Shoe trees don't have roots.|||I was taught (granted this was 30 years ago) that a CSDG (Computer Sicent Directed Graph) was fundamentatlly different than a mathematical graph in several ways, in order to make it possible to solve some problems with the existing hardware in usable time frames.

A mathematical graph is fundamentally a set made up of nodes and associated vectors. As a set, there is no implicit order of the nodes. A CSDG is fundamentally a *possibly multiply) linked list, so that nodes always have an implicit order (this makes pruning possible/practical).

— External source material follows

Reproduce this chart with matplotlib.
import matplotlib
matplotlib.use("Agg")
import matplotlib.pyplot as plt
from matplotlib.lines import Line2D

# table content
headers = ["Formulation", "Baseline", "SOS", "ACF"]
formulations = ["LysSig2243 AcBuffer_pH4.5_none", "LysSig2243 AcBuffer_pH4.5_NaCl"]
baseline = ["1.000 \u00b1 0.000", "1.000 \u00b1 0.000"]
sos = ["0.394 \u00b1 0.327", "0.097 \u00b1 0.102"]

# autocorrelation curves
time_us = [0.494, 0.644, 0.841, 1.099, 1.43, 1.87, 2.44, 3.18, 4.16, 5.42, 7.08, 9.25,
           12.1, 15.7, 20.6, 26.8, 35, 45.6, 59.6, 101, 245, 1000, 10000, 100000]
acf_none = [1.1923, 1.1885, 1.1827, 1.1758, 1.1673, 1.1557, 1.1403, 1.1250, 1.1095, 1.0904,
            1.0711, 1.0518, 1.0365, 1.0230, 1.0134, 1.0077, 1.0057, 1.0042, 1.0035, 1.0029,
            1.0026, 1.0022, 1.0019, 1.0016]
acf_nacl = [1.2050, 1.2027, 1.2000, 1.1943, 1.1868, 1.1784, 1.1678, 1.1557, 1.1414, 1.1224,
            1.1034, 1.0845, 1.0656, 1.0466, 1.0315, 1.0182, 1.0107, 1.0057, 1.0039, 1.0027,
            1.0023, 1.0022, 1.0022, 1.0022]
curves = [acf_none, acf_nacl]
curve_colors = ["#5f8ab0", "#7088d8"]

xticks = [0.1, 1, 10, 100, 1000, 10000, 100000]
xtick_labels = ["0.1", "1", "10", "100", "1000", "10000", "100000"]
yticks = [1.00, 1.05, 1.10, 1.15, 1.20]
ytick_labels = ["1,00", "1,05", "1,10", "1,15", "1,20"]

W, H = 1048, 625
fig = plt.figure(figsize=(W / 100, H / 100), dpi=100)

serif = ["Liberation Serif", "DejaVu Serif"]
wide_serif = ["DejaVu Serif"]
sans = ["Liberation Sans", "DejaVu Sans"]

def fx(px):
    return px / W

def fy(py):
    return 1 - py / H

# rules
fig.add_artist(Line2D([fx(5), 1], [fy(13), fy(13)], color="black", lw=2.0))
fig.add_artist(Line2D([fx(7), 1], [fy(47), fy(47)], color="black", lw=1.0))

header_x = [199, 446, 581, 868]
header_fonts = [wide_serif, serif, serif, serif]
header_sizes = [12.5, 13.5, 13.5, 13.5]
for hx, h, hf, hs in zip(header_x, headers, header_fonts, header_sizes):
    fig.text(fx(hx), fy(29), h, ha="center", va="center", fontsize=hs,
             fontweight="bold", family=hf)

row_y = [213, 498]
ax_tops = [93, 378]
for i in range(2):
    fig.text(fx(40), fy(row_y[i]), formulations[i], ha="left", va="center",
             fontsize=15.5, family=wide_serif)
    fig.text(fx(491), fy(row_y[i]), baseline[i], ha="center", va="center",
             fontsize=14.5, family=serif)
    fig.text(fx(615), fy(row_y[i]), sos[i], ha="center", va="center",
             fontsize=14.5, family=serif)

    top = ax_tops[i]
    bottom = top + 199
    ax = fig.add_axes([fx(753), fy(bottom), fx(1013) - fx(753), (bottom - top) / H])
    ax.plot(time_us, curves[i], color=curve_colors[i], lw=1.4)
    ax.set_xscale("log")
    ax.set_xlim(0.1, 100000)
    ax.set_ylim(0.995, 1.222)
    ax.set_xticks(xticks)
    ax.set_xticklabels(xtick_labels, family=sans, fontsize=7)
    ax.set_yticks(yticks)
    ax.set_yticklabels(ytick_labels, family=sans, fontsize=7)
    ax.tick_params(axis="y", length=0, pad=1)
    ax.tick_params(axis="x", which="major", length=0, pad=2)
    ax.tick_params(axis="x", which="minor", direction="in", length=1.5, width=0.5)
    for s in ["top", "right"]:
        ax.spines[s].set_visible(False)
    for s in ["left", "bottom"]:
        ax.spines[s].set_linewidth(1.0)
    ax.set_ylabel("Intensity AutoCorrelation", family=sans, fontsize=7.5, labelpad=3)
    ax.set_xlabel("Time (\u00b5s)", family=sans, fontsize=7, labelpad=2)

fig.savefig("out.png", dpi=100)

A mathematical graph is undirected, meaning that any two related nodes have two vectors that connect them. These vectors are commonly represented as a single, bi-directional vector even though that is definitely NOT the same thing from the standpoint of a formal proof. A CSDG always has unidirectional vectors that point away from the root, with the understanding that they can and should be inverted if both necerssary and possible (obviously this is irrelevant if the vector or either node can be pruned).

Mathematical graphs are always treated as sets, and as such can only have set operations applied to them. A CSDG on the other hand can be treated as a set (in which case you need to apply special handling to deal with the unique representation of the vectors), but in order to avoid needless processing they can also be handled as a linked list.

I will conceed that Wikipedia considers mathematical graphs and CSDG as interchangable, and in an ideal world they should be, but I have to solve real problems with real hardware... For the purpose of solving the kinds of problems that I use a CSDG to solve, a mathematical graph would either consume more RAM than any machine I've got, execute longer than I'll live, or both. I'll live with the limitations of what I was taught until I can afford hardware that will let me use the purer solution.

-PatP|||Christmas trees don't have roots.

Shoe trees don't have roots.

they did at one time, they were just pruned!

:)|||i have never heard of a CSDG. then again I've never taken any CS courses. :)

when i need to store a graph in code, i'll use either an adjacency list or an adjacency matrix. former is more space efficient but slower on lookups. both are covered in most books on data structures.